İŞLER ZORLAŞINCA İNSANLARIN NİTELİĞİ ORTAYA ÇIKAR KİMİSİ KOLLARINI SIVAR KİMİSİ BURUN KIVIRIR KİMİSİ DE TOZ OLUR

(Toplumsal İlişkiler 1903)

قَالَ كَلَّا اِنَّ مَعِيَ رَبّٖي سَيَهْدٖينِ  

“(Hz. Musa ise:) “Hayır ve asla! Şüphesiz Rabbim benimle beraberdir; bana (kurtuluşa ulaştıracak bir) yol gösterecektir. (Bize düşen O’na güvenip beklemektir” diyerek onları sakinleştirmeye çalışmıştı.)” (Şuara/62)

Hayatın gerçekten kim olduğumuzu gösterdiği anlar, tam da her şeyin zorlaştığı zaman birimleridir. Ve işte o zaman ayakta kalanla, savrulup gidenin farkı ortaya çıkar. Bu yüzden unutmamalıdır ki; zorlukların aslında seni değil, senin içindeki cevheri, dayanma gücünü test ettiğini…

         Zorluklar karakterin aynasıdır. Kimi güçlük karşısında kollarını sıvayıp mücadele eder, kimi burun kıvırıp bahane bulur, kimi de toz olup uçar gider, hepsi bu. 

         Sam  Ewing der ki; “işler zorlaşınca, insanların niteliği ortaya çıkar. Kimisi kollarını sıvar, kimisi burun kıvırır, kimisi de toz olur.” Yani kim iş yapıyor, kim de kaytarıyor ortaya çıkar demeye getiriyor lafı. Kim sorunları çözmeye niyetli, kim sorun oluyor, kim laf salatası üretiyor?
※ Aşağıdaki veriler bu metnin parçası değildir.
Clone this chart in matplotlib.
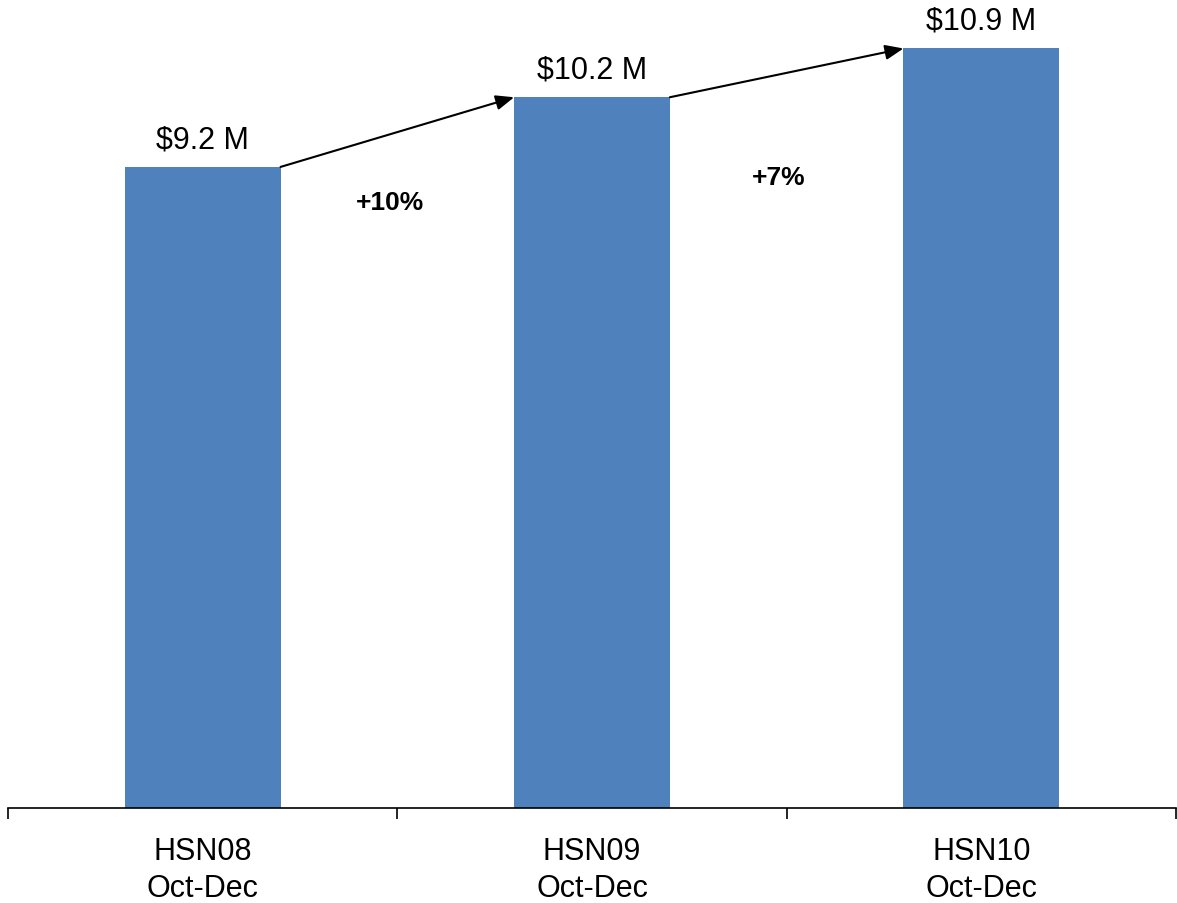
import matplotlib
matplotlib.use("Agg")
import matplotlib.pyplot as plt
from matplotlib.ticker import FixedLocator

plt.rcParams['font.family'] = ['Liberation Sans', 'DejaVu Sans']

# data
categories = ["HSN08\nOct-Dec", "HSN09\nOct-Dec", "HSN10\nOct-Dec"]
revenue = [9.2, 10.2, 10.9]          # $ millions
value_labels = ["$9.2 M", "$10.2 M", "$10.9 M"]
growth_labels = ["+10%", "+7%"]

bar_color = "#4F81BD"
bar_width = 0.4

fig = plt.figure(figsize=(11.77, 9.04), dpi=100)
ax = fig.add_axes([8 / 1177, 95 / 904, 1168 / 1177, 809 / 904])

x = list(range(len(categories)))
ax.bar(x, revenue, width=bar_width, color=bar_color, zorder=2)

ax.set_xlim(-0.5, len(categories) - 0.5)
ax.set_ylim(0, 11.61)

for xi, v, lab in zip(x, revenue, value_labels):
    ax.annotate(lab, (xi, v), xytext=(0, 9), textcoords="offset points",
                ha="center", va="bottom", fontsize=22)

# growth arrows between bar tops
half = bar_width / 2
growth_drop = [1.0, 1.5]
for i, g in enumerate(growth_labels):
    x0, y0 = x[i] + half, revenue[i]
    x1, y1 = x[i + 1] - half, revenue[i + 1]
    ax.annotate("", xy=(x1, y1), xytext=(x0, y0),
                arrowprops=dict(arrowstyle="-|>,head_length=1.1,head_width=0.45",
                                color="black", lw=1.5, shrinkA=0, shrinkB=0))
    ax.text((x0 + x1) / 2 - 0.02, (y0 + y1) / 2 - growth_drop[i], g,
            ha="center", va="center", fontsize=19, fontweight="bold")

for s in ["left", "right", "top"]:
    ax.spines[s].set_visible(False)
ax.spines["bottom"].set_linewidth(1.2)

ax.set_yticks([])
ax.set_xticks(x)
ax.set_xticklabels(categories, fontsize=22, linespacing=1.32)
ax.tick_params(axis="x", which="major", length=0, pad=20)
ax.xaxis.set_minor_locator(FixedLocator([i - 0.5 for i in range(len(categories) + 1)]))
ax.tick_params(axis="x", which="minor", length=8, width=1.2, direction="out")

fig.savefig("out.png", dpi=100)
         Ne demiş atalarımız; “akkoyun karakoyun geçi başında belli olur.” Karakoyun hikayesini bilmeyenler için burada kısaca anlatıverelim kimler kolları sıvayıveriyor, kimler burun kıvırıyor kimler de toz oluyor anlayıverelim hele.  Anadolu coğrafyasında yaşayanların malumudur. Temayüllere uymayan bir aşkın peşinden koşan Çoban, aşkına kavuşmak için büyük bir sınavı başarıyla atlatmak zorundadır.

         Sınav ise üç gün boyunca sürekli tuz yedirilen sürünün üçüncü günün sonunda suya salınması ama sürünün bir ferdinin bile su içmemesinin sağlanmasıdır. Çoban bu koşulları şartsız, önkoşulsuz kabul etmek zorundadır ve eder. Sürüye üç gün boyunca çuvallar dolusu tuz verilir. Çünkü toplumsal hiyerarşi çoban ile Ağa kızının evlenmemesini sağlamaktır.  

         Üçüncü günün sonunda sürü suya salınır ve sürünün başında çobanın en sevdiği Karakoyun vardır. Çoban kavalını çalmaya başlar ve kara koyuna yalvarır: “Kara’m, Karakoyun’um, sürümün padişahı, kader ortağım. Ne senden ne yardan geçerim. Geç suyu, içtirme sudan kimseye.” der kavalıyla. 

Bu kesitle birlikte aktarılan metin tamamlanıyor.